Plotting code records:
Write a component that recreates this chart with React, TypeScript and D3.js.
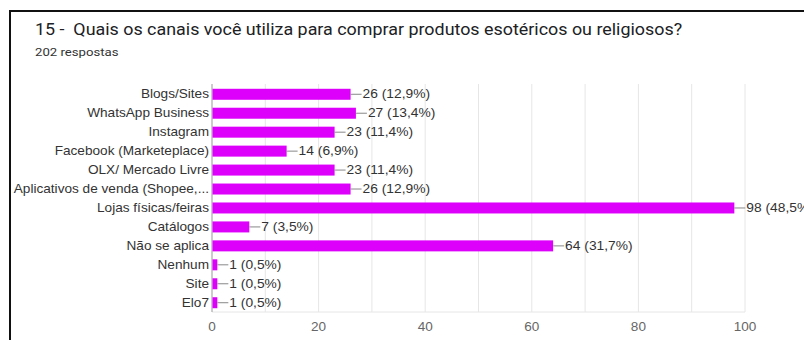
import React from "react";
import * as d3 from "d3";

const categories = [
  "Blogs/Sites",
  "WhatsApp Business",
  "Instagram",
  "Facebook (Marketeplace)",
  "OLX/ Mercado Livre",
  "Aplicativos de venda (Shopee,...",
  "Lojas físicas/feiras",
  "Catálogos",
  "Não se aplica",
  "Nenhum",
  "Site",
  "Elo7",
];
const counts = [26, 27, 23, 14, 23, 26, 98, 7, 64, 1, 1, 1];
const percents = ["12,9%", "13,4%", "11,4%", "6,9%", "11,4%", "12,9%", "48,5%", "3,5%", "31,7%", "0,5%", "0,5%", "0,5%"];
const tickValues = [0, 20, 40, 60, 80, 100];
const gridValues = [10, 20, 30, 40, 50, 60, 70, 80, 90, 100];

const title = "15 -  Quais os canais você utiliza para comprar produtos esotéricos ou religiosos?";
const subtitle = "202 respostas";

const W = 804;
const H = 340;
const TITLE_FONT = "Roboto, Arial, sans-serif";
const LABEL_FONT = "'Liberation Sans', Arial, sans-serif";
const SX = 1.15;

function SText({ x, y, anchor = "start", size = 12, fill = "#333", font = LABEL_FONT, sx = SX, children }: any) {
  return (
    <g transform={`translate(${x},${y}) scale(${sx},1)`}>
      <text x={0} y={0} dy="0.35em" textAnchor={anchor} fontSize={size} fill={fill} fontFamily={font} style={{ whiteSpace: "pre" }}>
        {children}
      </text>
    </g>
  );
}

export default function App() {
  const x = d3.scaleLinear().domain([0, 100]).range([212, 745]);
  const y = d3.scaleBand<string>().domain(categories).range([84.8, 312.2]).paddingInner(0.42).paddingOuter(0.21);
  const barColor = "#dd00fb";
  return (
    <svg width={W} height={H} style={{ position: "absolute", left: 0, top: 0, background: "#fff" }}>
      <rect x={10} y={11} width={W + 10} height={H + 10} fill="none" stroke="#111" strokeWidth={2} />
      <g transform="translate(35,35) scale(1.065,1)">
        <text x={0} y={0} fontSize={16.8} fill="#202124" fontFamily={TITLE_FONT} style={{ whiteSpace: "pre" }}>{title}</text>
      </g>
      <g transform="translate(35,56) scale(1.2,1)">
        <text x={0} y={0} fontSize={11} fill="#333" fontFamily={TITLE_FONT}>{subtitle}</text>
      </g>
      {gridValues.map((v) => (
        <line key={v} x1={x(v)} x2={x(v)} y1={84} y2={312} stroke="#e6e6e6" strokeWidth={1} />
      ))}
      <line x1={x(0)} x2={x(100)} y1={312} y2={312} stroke="#e6e6e6" strokeWidth={1} />
      <line x1={x(0)} x2={x(0)} y1={84} y2={312} stroke="#999" strokeWidth={1} />
      {categories.map((c, i) => {
        const yy = y(c)!;
        const bw = y.bandwidth();
        const cy = yy + bw / 2;
        const xe = x(counts[i]);
        return (
          <g key={c}>
            <rect x={x(0) + 0.5} y={yy} width={xe - x(0) - 0.5} height={bw} fill={barColor} />
            <SText x={209} y={cy} anchor="end" sx={1.135}>{c}</SText>
            <line x1={xe} x2={xe + 11} y1={cy} y2={cy} stroke="#888" strokeWidth={1} />
            <SText x={xe + 12} y={cy}>{`${counts[i]} (${percents[i]})`}</SText>
          </g>
        );
      })}
      {tickValues.map((v) => (
        <SText key={v} x={x(v)} y={327} anchor="middle" fill="#666" sx={1.13}>{v}</SText>
      ))}
    </svg>
  );
}
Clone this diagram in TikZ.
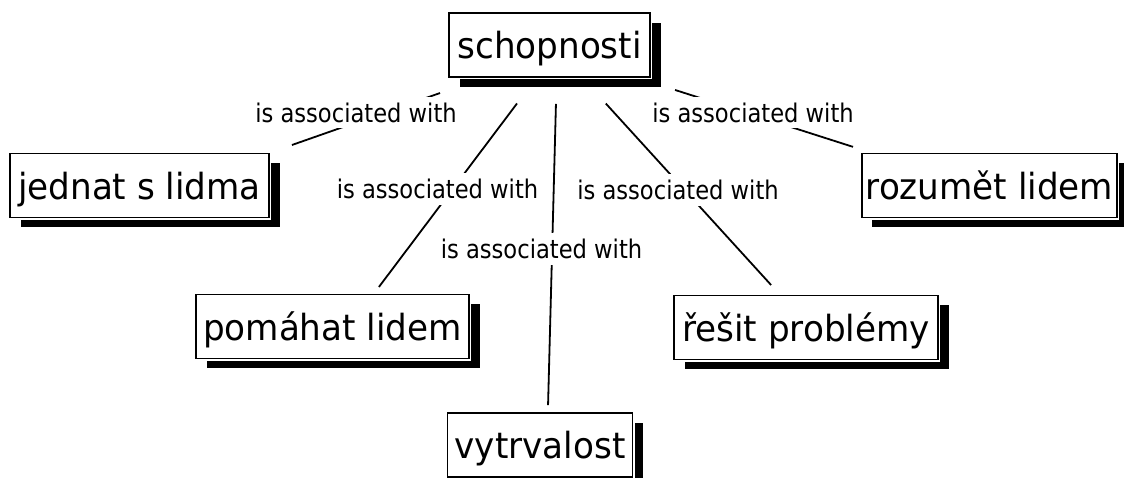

> [PROBLEM]
Your task is to copy the entries in full and exactly, without any images.

> [COMPLETED EXERCISE]
Write a component that recreates this chart with React, TypeScript and D3.js.
import React from "react";
import * as d3 from "d3";

const categories = [
  "Blogs/Sites",
  "WhatsApp Business",
  "Instagram",
  "Facebook (Marketeplace)",
  "OLX/ Mercado Livre",
  "Aplicativos de venda (Shopee,...",
  "Lojas físicas/feiras",
  "Catálogos",
  "Não se aplica",
  "Nenhum",
  "Site",
  "Elo7",
];
const counts = [26, 27, 23, 14, 23, 26, 98, 7, 64, 1, 1, 1];
const percents = ["12,9%", "13,4%", "11,4%", "6,9%", "11,4%", "12,9%", "48,5%", "3,5%", "31,7%", "0,5%", "0,5%", "0,5%"];
const tickValues = [0, 20, 40, 60, 80, 100];
const gridValues = [10, 20, 30, 40, 50, 60, 70, 80, 90, 100];

const title = "15 -  Quais os canais você utiliza para comprar produtos esotéricos ou religiosos?";
const subtitle = "202 respostas";

const W = 804;
const H = 340;
const TITLE_FONT = "Roboto, Arial, sans-serif";
const LABEL_FONT = "'Liberation Sans', Arial, sans-serif";
const SX = 1.15;

function SText({ x, y, anchor = "start", size = 12, fill = "#333", font = LABEL_FONT, sx = SX, children }: any) {
  return (
    <g transform={`translate(${x},${y}) scale(${sx},1)`}>
      <text x={0} y={0} dy="0.35em" textAnchor={anchor} fontSize={size} fill={fill} fontFamily={font} style={{ whiteSpace: "pre" }}>
        {children}
      </text>
    </g>
  );
}

export default function App() {
  const x = d3.scaleLinear().domain([0, 100]).range([212, 745]);
  const y = d3.scaleBand<string>().domain(categories).range([84.8, 312.2]).paddingInner(0.42).paddingOuter(0.21);
  const barColor = "#dd00fb";
  return (
    <svg width={W} height={H} style={{ position: "absolute", left: 0, top: 0, background: "#fff" }}>
      <rect x={10} y={11} width={W + 10} height={H + 10} fill="none" stroke="#111" strokeWidth={2} />
      <g transform="translate(35,35) scale(1.065,1)">
        <text x={0} y={0} fontSize={16.8} fill="#202124" fontFamily={TITLE_FONT} style={{ whiteSpace: "pre" }}>{title}</text>
      </g>
      <g transform="translate(35,56) scale(1.2,1)">
        <text x={0} y={0} fontSize={11} fill="#333" fontFamily={TITLE_FONT}>{subtitle}</text>
      </g>
      {gridValues.map((v) => (
        <line key={v} x1={x(v)} x2={x(v)} y1={84} y2={312} stroke="#e6e6e6" strokeWidth={1} />
      ))}
      <line x1={x(0)} x2={x(100)} y1={312} y2={312} stroke="#e6e6e6" strokeWidth={1} />
      <line x1={x(0)} x2={x(0)} y1={84} y2={312} stroke="#999" strokeWidth={1} />
      {categories.map((c, i) => {
        const yy = y(c)!;
        const bw = y.bandwidth();
        const cy = yy + bw / 2;
        const xe = x(counts[i]);
        return (
          <g key={c}>
            <rect x={x(0) + 0.5} y={yy} width={xe - x(0) - 0.5} height={bw} fill={barColor} />
            <SText x={209} y={cy} anchor="end" sx={1.135}>{c}</SText>
            <line x1={xe} x2={xe + 11} y1={cy} y2={cy} stroke="#888" strokeWidth={1} />
            <SText x={xe + 12} y={cy}>{`${counts[i]} (${percents[i]})`}</SText>
          </g>
        );
      })}
      {tickValues.map((v) => (
        <SText key={v} x={x(v)} y={327} anchor="middle" fill="#666" sx={1.13}>{v}</SText>
      ))}
    </svg>
  );
}
Clone this diagram in TikZ.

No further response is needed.